◆ **Data section**
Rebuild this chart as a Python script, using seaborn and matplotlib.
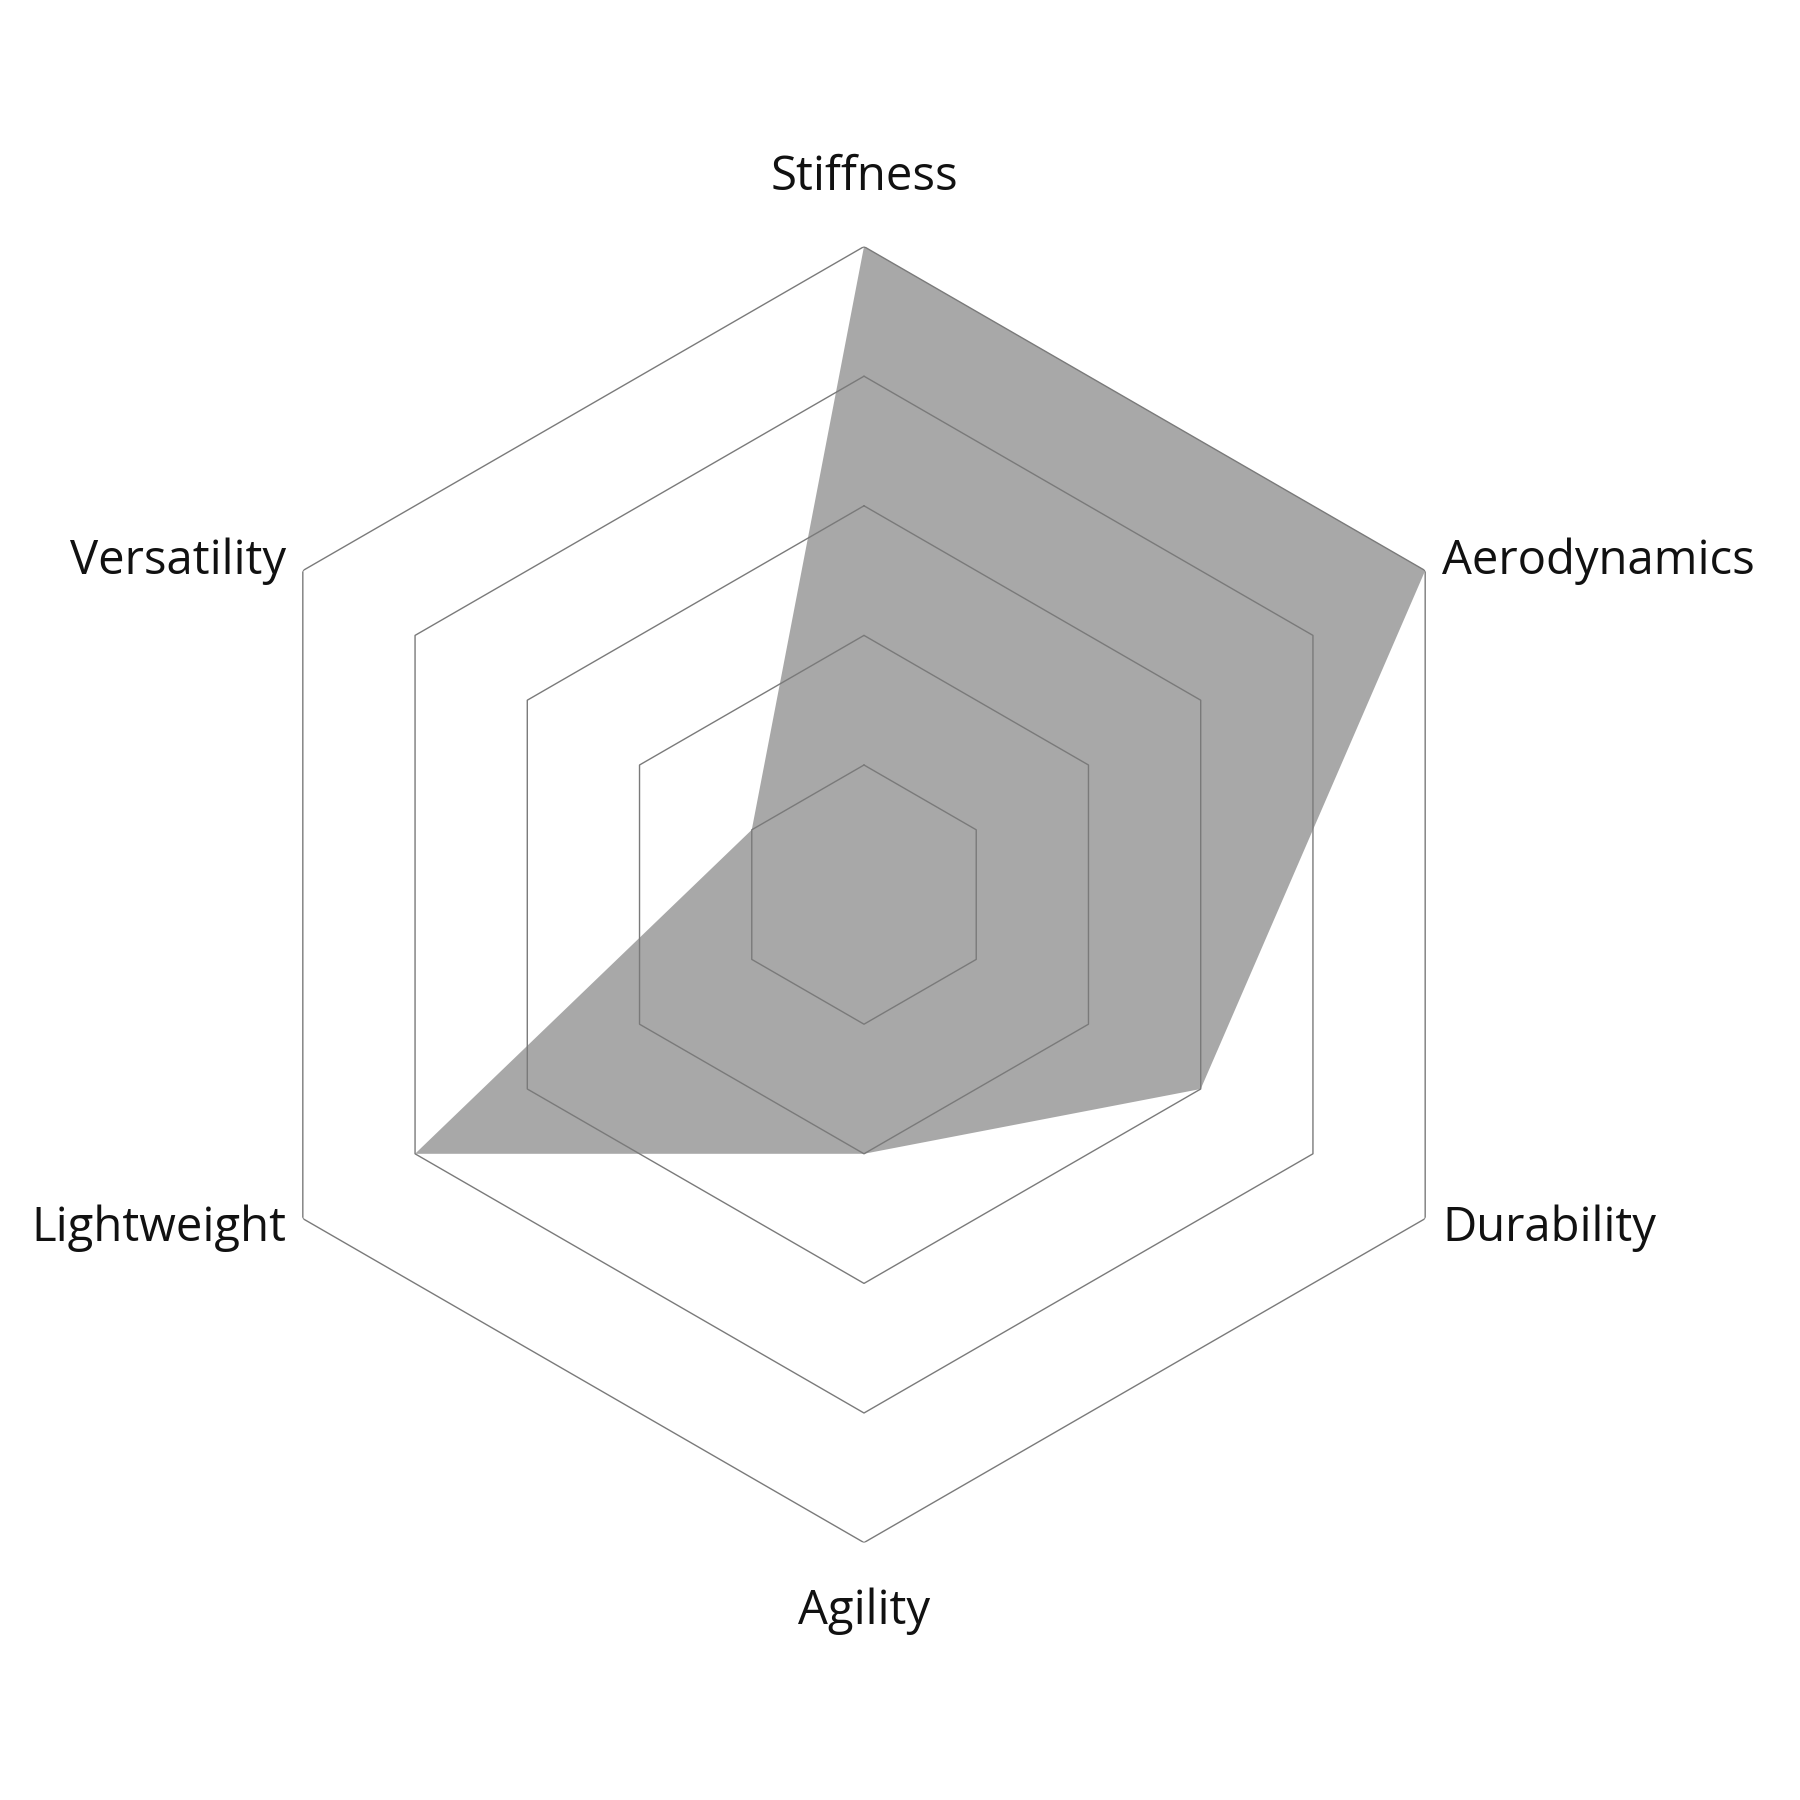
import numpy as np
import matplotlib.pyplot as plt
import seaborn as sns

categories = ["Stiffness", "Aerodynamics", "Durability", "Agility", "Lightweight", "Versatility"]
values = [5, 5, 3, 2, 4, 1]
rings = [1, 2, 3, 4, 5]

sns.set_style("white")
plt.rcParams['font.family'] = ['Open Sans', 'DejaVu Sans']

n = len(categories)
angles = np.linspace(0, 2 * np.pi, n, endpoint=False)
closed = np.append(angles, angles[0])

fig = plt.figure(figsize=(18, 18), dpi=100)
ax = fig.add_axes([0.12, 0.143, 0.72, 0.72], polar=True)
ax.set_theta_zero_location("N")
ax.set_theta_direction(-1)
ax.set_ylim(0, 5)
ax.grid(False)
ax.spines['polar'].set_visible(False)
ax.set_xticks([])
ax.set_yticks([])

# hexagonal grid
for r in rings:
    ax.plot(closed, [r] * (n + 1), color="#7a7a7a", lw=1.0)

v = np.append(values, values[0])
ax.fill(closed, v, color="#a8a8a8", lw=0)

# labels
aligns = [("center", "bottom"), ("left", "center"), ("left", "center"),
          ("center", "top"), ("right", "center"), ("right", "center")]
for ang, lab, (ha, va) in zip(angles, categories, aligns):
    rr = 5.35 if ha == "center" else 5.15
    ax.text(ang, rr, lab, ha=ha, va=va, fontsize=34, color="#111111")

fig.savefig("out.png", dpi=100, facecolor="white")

◆ **What the exercise asks**
Copy the data exactly. Any picture it contains is to be omitted.

◆ **Exercise answer**
Rebuild this chart as a Python script, using seaborn and matplotlib.
import numpy as np
import matplotlib.pyplot as plt
import seaborn as sns

categories = ["Stiffness", "Aerodynamics", "Durability", "Agility", "Lightweight", "Versatility"]
values = [5, 5, 3, 2, 4, 1]
rings = [1, 2, 3, 4, 5]

sns.set_style("white")
plt.rcParams['font.family'] = ['Open Sans', 'DejaVu Sans']

n = len(categories)
angles = np.linspace(0, 2 * np.pi, n, endpoint=False)
closed = np.append(angles, angles[0])

fig = plt.figure(figsize=(18, 18), dpi=100)
ax = fig.add_axes([0.12, 0.143, 0.72, 0.72], polar=True)
ax.set_theta_zero_location("N")
ax.set_theta_direction(-1)
ax.set_ylim(0, 5)
ax.grid(False)
ax.spines['polar'].set_visible(False)
ax.set_xticks([])
ax.set_yticks([])

# hexagonal grid
for r in rings:
    ax.plot(closed, [r] * (n + 1), color="#7a7a7a", lw=1.0)

v = np.append(values, values[0])
ax.fill(closed, v, color="#a8a8a8", lw=0)

# labels
aligns = [("center", "bottom"), ("left", "center"), ("left", "center"),
          ("center", "top"), ("right", "center"), ("right", "center")]
for ang, lab, (ha, va) in zip(angles, categories, aligns):
    rr = 5.35 if ha == "center" else 5.15
    ax.text(ang, rr, lab, ha=ha, va=va, fontsize=34, color="#111111")

fig.savefig("out.png", dpi=100, facecolor="white")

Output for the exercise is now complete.